§ GIVEN INFORMATION:
○ ○ ○ ○

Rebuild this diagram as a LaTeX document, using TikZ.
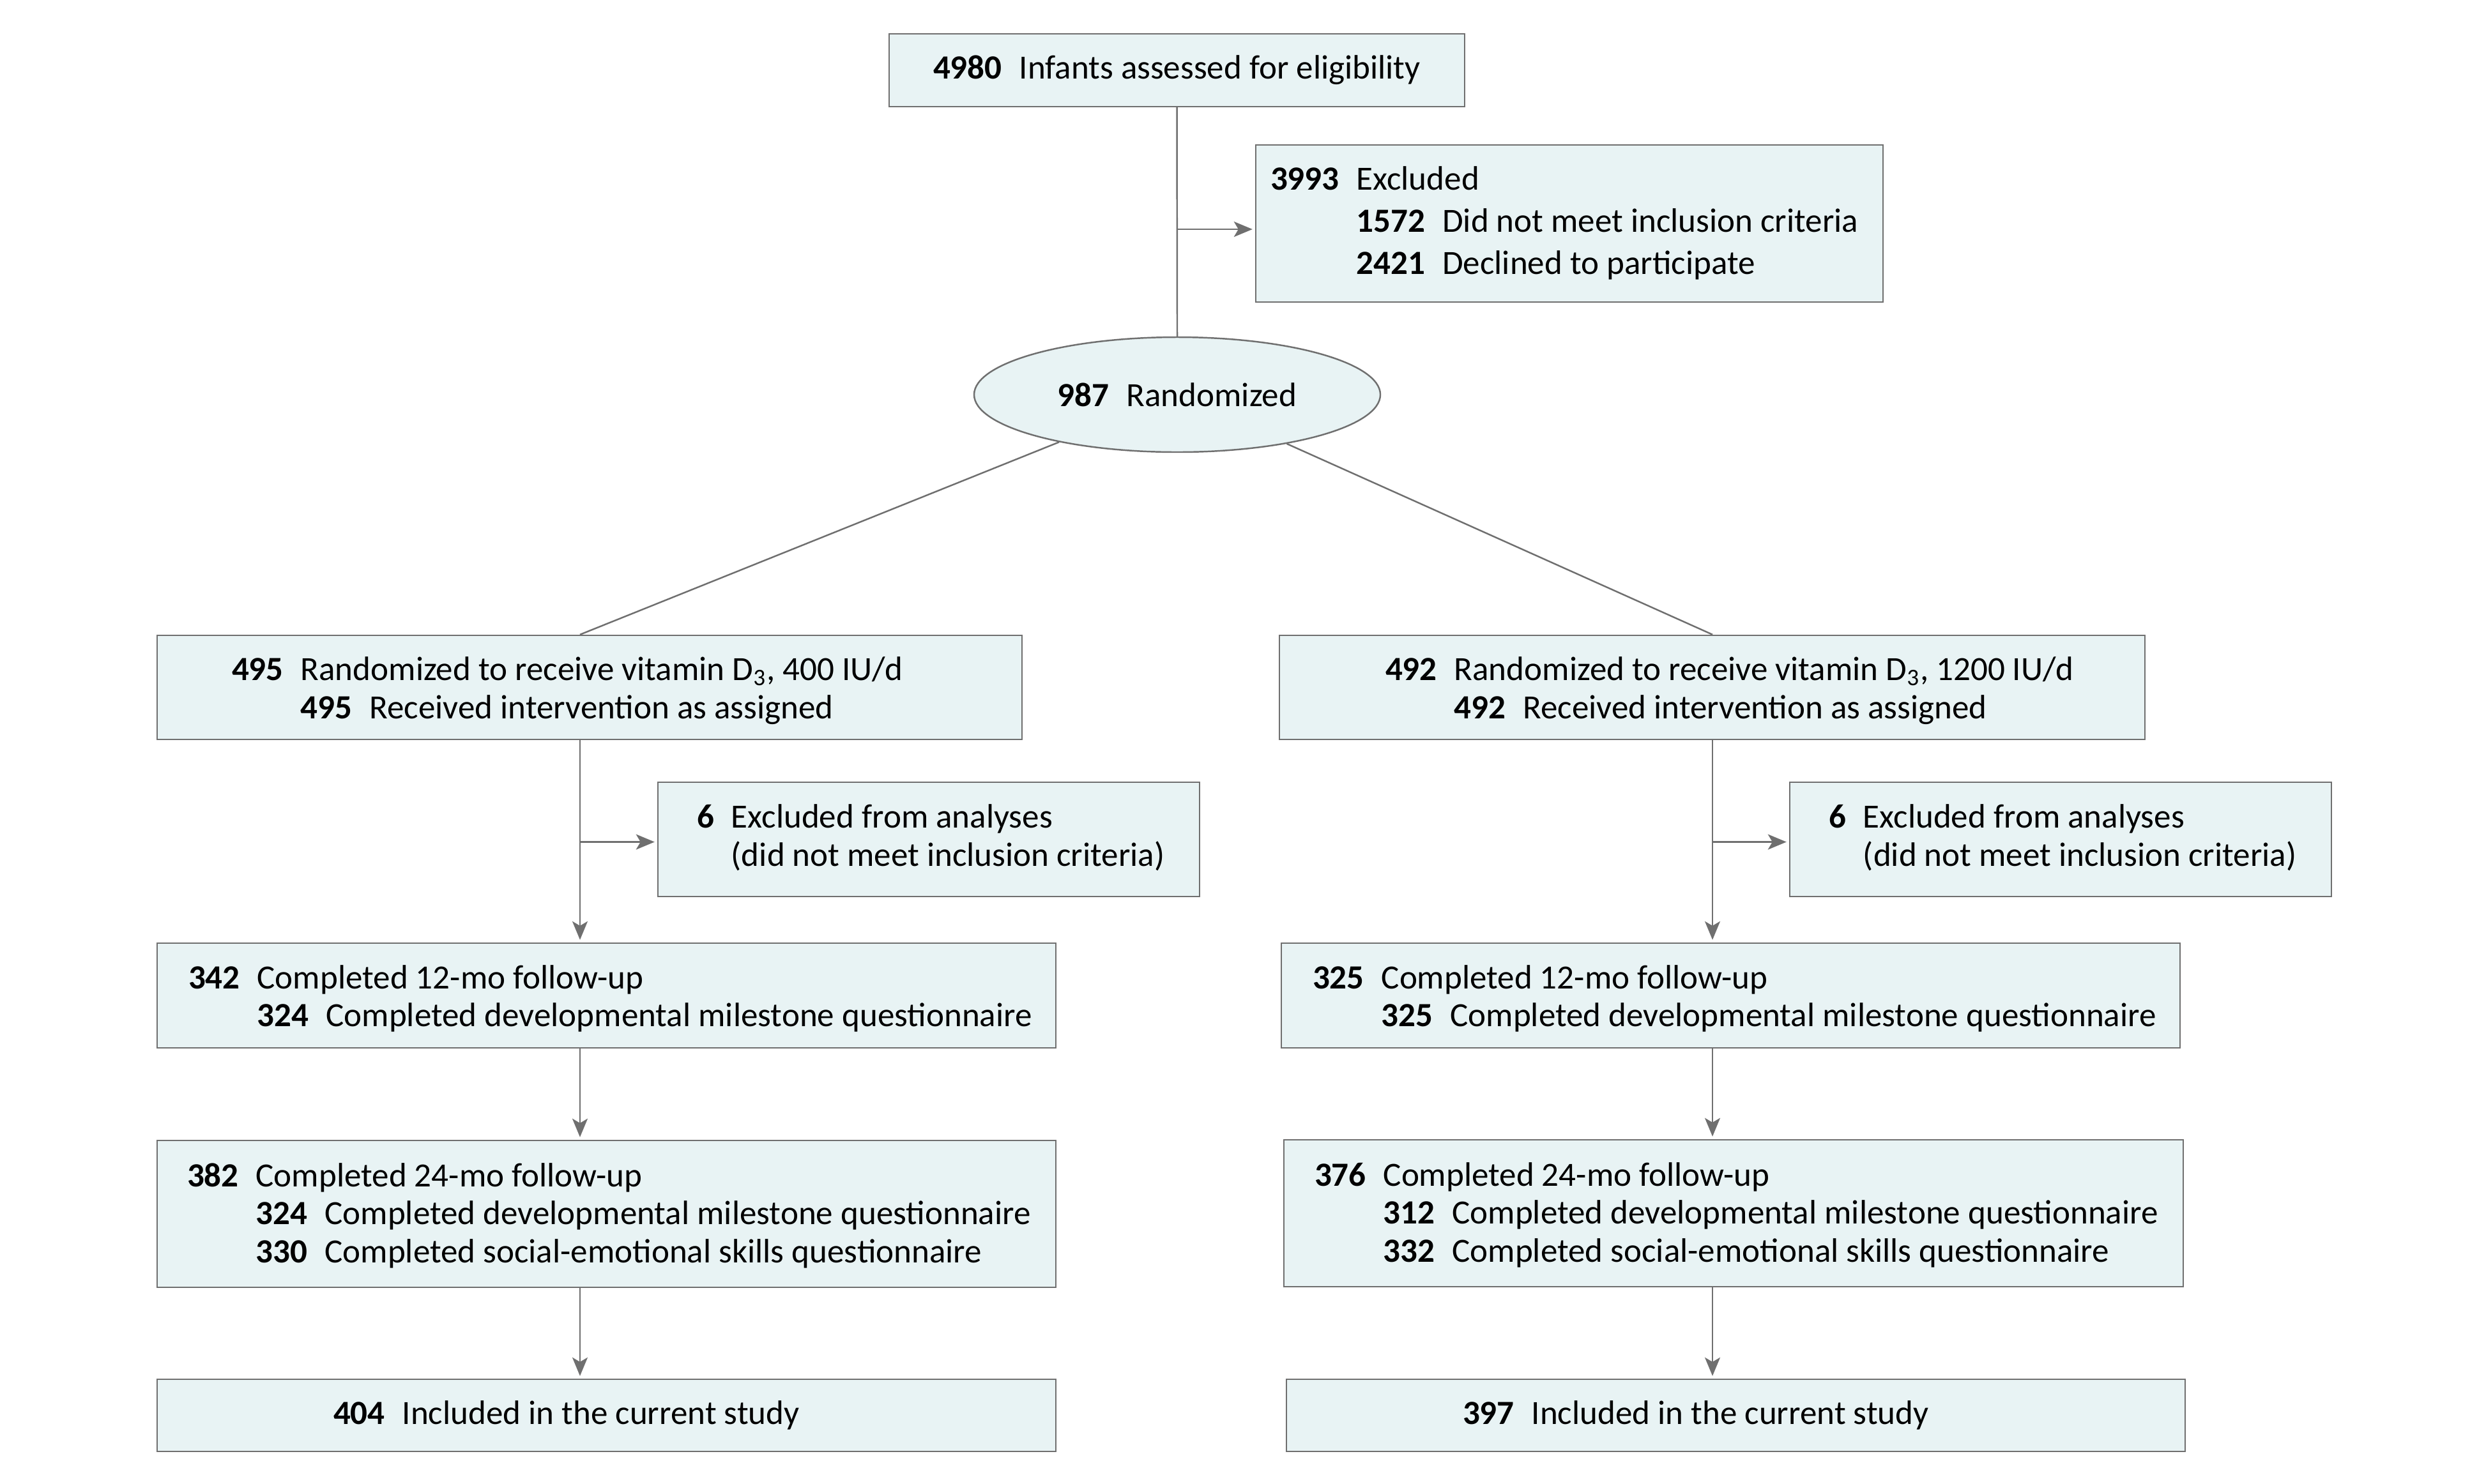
\documentclass[tikz,border=0pt]{standalone}
\usepackage{fontspec}
\setmainfont{Carlito}
\usetikzlibrary{shapes.geometric, arrows.meta, positioning}

\definecolor{boxfill}{HTML}{E8F3F4}
\definecolor{linegray}{HTML}{6F6F6F}

\newcommand{\cnt}[1]{\textbf{#1}\hspace{0.27cm}}
\newcommand{\fixw}[2]{\makebox[#1][l]{#2}}
\newcommand{\rows}[2][0cm]{\raisebox{-#1}[\height][\depth]{\begin{tabular}{@{}l@{\hspace{0.27cm}}l@{}}#2\end{tabular}}}

\tikzset{
  box/.style={rectangle, draw=linegray, fill=boxfill, line width=0.7pt, inner ysep=0pt,
    font=\fontsize{15.1}{16.9}\selectfont},
  oval/.style={ellipse, draw=linegray, fill=boxfill, line width=0.7pt, inner sep=0pt,
    font=\fontsize{15.1}{16.9}\selectfont},
  conn/.style={draw=linegray, line width=0.7pt},
  arr/.style={conn, shorten >=0.4mm, -{Stealth[length=2.9mm,width=2.4mm,inset=0.7mm]}}
}

\begin{document}
\begin{tikzpicture}
  \fill[white] (0,0) rectangle (38.92,-23.23);
  \useasboundingbox (0,0) rectangle (38.92,-23.23);

  % trunk
  \node[box, minimum width=9.01cm, minimum height=1.14cm] (elig) at (18.425,-1.10)
    {\cnt{4980}Infants assessed for eligibility};
  \node[box, inner xsep=0.23cm, minimum height=2.46cm, font=\fontsize{15.1}{18.8}\selectfont] (excl) at (24.57,-3.50)
    {\fixw{9.36cm}{\rows{\textbf{3993} & Excluded\\
      & \cnt{1572}Did not meet inclusion criteria\\
      & \cnt{2421}Declined to participate}}};
  \node[oval, minimum width=6.36cm, minimum height=1.80cm] (rand) at (18.43,-6.18)
    {\cnt{987}Randomized};

  \coordinate (colL) at (9.08,0);
  \coordinate (colR) at (26.81,0);

  % 400 IU/d arm
  \node[box, inner xsep=1.17cm, minimum height=1.63cm] (armL) at (9.23,-10.765)
    {\fixw{11.20cm}{\rows[0.07cm]{\textbf{495} & Randomized to receive vitamin D\textsubscript{3}, 400 IU/d\\
      & \cnt{495}Received intervention as assigned}}};
  \node[box, inner xsep=0.61cm, minimum height=1.79cm] (exL) at (14.54,-13.145)
    {\fixw{7.26cm}{\rows{\textbf{6} & Excluded from analyses\\
      & (did not meet inclusion criteria)}}};
  \node[box, inner xsep=0.49cm, minimum height=1.64cm] (mo12L) at (9.495,-15.59)
    {\fixw{13.09cm}{\rows[0.07cm]{\textbf{342} & Completed 12-mo follow-up\\
      & \cnt{324}Completed developmental milestone questionnaire}}};
  \node[box, inner xsep=0.47cm, minimum height=2.30cm] (mo24L) at (9.495,-19.01)
    {\fixw{13.13cm}{\rows[0.05cm]{\textbf{382} & Completed 24-mo follow-up\\
      & \cnt{324}Completed developmental milestone questionnaire\\
      & \cnt{330}Completed social-emotional skills questionnaire}}};
  \node[box, inner xsep=2.76cm, minimum height=1.13cm] (studyL) at (9.495,-22.165)
    {\fixw{8.55cm}{\cnt{404}Included in the current study}};

  % 1200 IU/d arm
  \node[box, inner xsep=1.66cm, minimum height=1.63cm] (armR) at (26.805,-10.765)
    {\fixw{10.23cm}{\rows[0.07cm]{\textbf{492} & Randomized to receive vitamin D\textsubscript{3}, 1200 IU/d\\
      & \cnt{492}Received intervention as assigned}}};
  \node[box, inner xsep=0.61cm, minimum height=1.79cm] (exR) at (32.26,-13.145)
    {\fixw{7.26cm}{\rows{\textbf{6} & Excluded from analyses\\
      & (did not meet inclusion criteria)}}};
  \node[box, inner xsep=0.49cm, minimum height=1.64cm] (mo12R) at (27.095,-15.59)
    {\fixw{13.09cm}{\rows[0.07cm]{\textbf{325} & Completed 12-mo follow-up\\
      & \cnt{325}Completed developmental milestone questionnaire}}};
  \node[box, inner xsep=0.48cm, minimum height=2.30cm] (mo24R) at (27.14,-19.00)
    {\fixw{13.12cm}{\rows[0.05cm]{\textbf{376} & Completed 24-mo follow-up\\
      & \cnt{312}Completed developmental milestone questionnaire\\
      & \cnt{332}Completed social-emotional skills questionnaire}}};
  \node[box, inner xsep=2.76cm, minimum height=1.13cm] (studyR) at (27.175,-22.165)
    {\fixw{8.55cm}{\cnt{397}Included in the current study}};

  % entry points of the side arrows
  \coordinate (exclIn) at ([yshift=-0.09cm]excl.west);
  \coordinate (exLIn) at ([yshift=-0.04cm]exL.west);
  \coordinate (exRIn) at ([yshift=-0.04cm]exR.west);

  % connectors
  \draw[conn] (elig.south) -- (rand.north);
  \draw[arr] (elig.south |- exclIn) -- (exclIn);
  \draw[conn] (rand) -- (armL.north -| colL);
  \draw[conn] (rand) -- (armR.north -| colR);

  \draw[arr] (armL.south -| colL) -- (mo12L.north -| colL);
  \draw[arr] (colL |- exLIn) -- (exLIn);
  \draw[arr] (mo12L.south -| colL) -- (mo24L.north -| colL);
  \draw[arr] (mo24L.south -| colL) -- (studyL.north -| colL);

  \draw[arr] (armR.south -| colR) -- (mo12R.north -| colR);
  \draw[arr] (colR |- exRIn) -- (exRIn);
  \draw[arr] (mo12R.south -| colR) -- (mo24R.north -| colR);
  \draw[arr] (mo24R.south -| colR) -- (studyR.north -| colR);
\end{tikzpicture}
\end{document}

○ ○ ○ ○

§ WORK REQUIRED: Restate the whole of the material word for word without the pictures.

§ EXERCISE OUTPUT:
Rebuild this diagram as a LaTeX document, using TikZ.
\documentclass[tikz,border=0pt]{standalone}
\usepackage{fontspec}
\setmainfont{Carlito}
\usetikzlibrary{shapes.geometric, arrows.meta, positioning}

\definecolor{boxfill}{HTML}{E8F3F4}
\definecolor{linegray}{HTML}{6F6F6F}

\newcommand{\cnt}[1]{\textbf{#1}\hspace{0.27cm}}
\newcommand{\fixw}[2]{\makebox[#1][l]{#2}}
\newcommand{\rows}[2][0cm]{\raisebox{-#1}[\height][\depth]{\begin{tabular}{@{}l@{\hspace{0.27cm}}l@{}}#2\end{tabular}}}

\tikzset{
  box/.style={rectangle, draw=linegray, fill=boxfill, line width=0.7pt, inner ysep=0pt,
    font=\fontsize{15.1}{16.9}\selectfont},
  oval/.style={ellipse, draw=linegray, fill=boxfill, line width=0.7pt, inner sep=0pt,
    font=\fontsize{15.1}{16.9}\selectfont},
  conn/.style={draw=linegray, line width=0.7pt},
  arr/.style={conn, shorten >=0.4mm, -{Stealth[length=2.9mm,width=2.4mm,inset=0.7mm]}}
}

\begin{document}
\begin{tikzpicture}
  \fill[white] (0,0) rectangle (38.92,-23.23);
  \useasboundingbox (0,0) rectangle (38.92,-23.23);

  % trunk
  \node[box, minimum width=9.01cm, minimum height=1.14cm] (elig) at (18.425,-1.10)
    {\cnt{4980}Infants assessed for eligibility};
  \node[box, inner xsep=0.23cm, minimum height=2.46cm, font=\fontsize{15.1}{18.8}\selectfont] (excl) at (24.57,-3.50)
    {\fixw{9.36cm}{\rows{\textbf{3993} & Excluded\\
      & \cnt{1572}Did not meet inclusion criteria\\
      & \cnt{2421}Declined to participate}}};
  \node[oval, minimum width=6.36cm, minimum height=1.80cm] (rand) at (18.43,-6.18)
    {\cnt{987}Randomized};

  \coordinate (colL) at (9.08,0);
  \coordinate (colR) at (26.81,0);

  % 400 IU/d arm
  \node[box, inner xsep=1.17cm, minimum height=1.63cm] (armL) at (9.23,-10.765)
    {\fixw{11.20cm}{\rows[0.07cm]{\textbf{495} & Randomized to receive vitamin D\textsubscript{3}, 400 IU/d\\
      & \cnt{495}Received intervention as assigned}}};
  \node[box, inner xsep=0.61cm, minimum height=1.79cm] (exL) at (14.54,-13.145)
    {\fixw{7.26cm}{\rows{\textbf{6} & Excluded from analyses\\
      & (did not meet inclusion criteria)}}};
  \node[box, inner xsep=0.49cm, minimum height=1.64cm] (mo12L) at (9.495,-15.59)
    {\fixw{13.09cm}{\rows[0.07cm]{\textbf{342} & Completed 12-mo follow-up\\
      & \cnt{324}Completed developmental milestone questionnaire}}};
  \node[box, inner xsep=0.47cm, minimum height=2.30cm] (mo24L) at (9.495,-19.01)
    {\fixw{13.13cm}{\rows[0.05cm]{\textbf{382} & Completed 24-mo follow-up\\
      & \cnt{324}Completed developmental milestone questionnaire\\
      & \cnt{330}Completed social-emotional skills questionnaire}}};
  \node[box, inner xsep=2.76cm, minimum height=1.13cm] (studyL) at (9.495,-22.165)
    {\fixw{8.55cm}{\cnt{404}Included in the current study}};

  % 1200 IU/d arm
  \node[box, inner xsep=1.66cm, minimum height=1.63cm] (armR) at (26.805,-10.765)
    {\fixw{10.23cm}{\rows[0.07cm]{\textbf{492} & Randomized to receive vitamin D\textsubscript{3}, 1200 IU/d\\
      & \cnt{492}Received intervention as assigned}}};
  \node[box, inner xsep=0.61cm, minimum height=1.79cm] (exR) at (32.26,-13.145)
    {\fixw{7.26cm}{\rows{\textbf{6} & Excluded from analyses\\
      & (did not meet inclusion criteria)}}};
  \node[box, inner xsep=0.49cm, minimum height=1.64cm] (mo12R) at (27.095,-15.59)
    {\fixw{13.09cm}{\rows[0.07cm]{\textbf{325} & Completed 12-mo follow-up\\
      & \cnt{325}Completed developmental milestone questionnaire}}};
  \node[box, inner xsep=0.48cm, minimum height=2.30cm] (mo24R) at (27.14,-19.00)
    {\fixw{13.12cm}{\rows[0.05cm]{\textbf{376} & Completed 24-mo follow-up\\
      & \cnt{312}Completed developmental milestone questionnaire\\
      & \cnt{332}Completed social-emotional skills questionnaire}}};
  \node[box, inner xsep=2.76cm, minimum height=1.13cm] (studyR) at (27.175,-22.165)
    {\fixw{8.55cm}{\cnt{397}Included in the current study}};

  % entry points of the side arrows
  \coordinate (exclIn) at ([yshift=-0.09cm]excl.west);
  \coordinate (exLIn) at ([yshift=-0.04cm]exL.west);
  \coordinate (exRIn) at ([yshift=-0.04cm]exR.west);

  % connectors
  \draw[conn] (elig.south) -- (rand.north);
  \draw[arr] (elig.south |- exclIn) -- (exclIn);
  \draw[conn] (rand) -- (armL.north -| colL);
  \draw[conn] (rand) -- (armR.north -| colR);

  \draw[arr] (armL.south -| colL) -- (mo12L.north -| colL);
  \draw[arr] (colL |- exLIn) -- (exLIn);
  \draw[arr] (mo12L.south -| colL) -- (mo24L.north -| colL);
  \draw[arr] (mo24L.south -| colL) -- (studyL.north -| colL);

  \draw[arr] (armR.south -| colR) -- (mo12R.north -| colR);
  \draw[arr] (colR |- exRIn) -- (exRIn);
  \draw[arr] (mo12R.south -| colR) -- (mo24R.north -| colR);
  \draw[arr] (mo24R.south -| colR) -- (studyR.north -| colR);
\end{tikzpicture}
\end{document}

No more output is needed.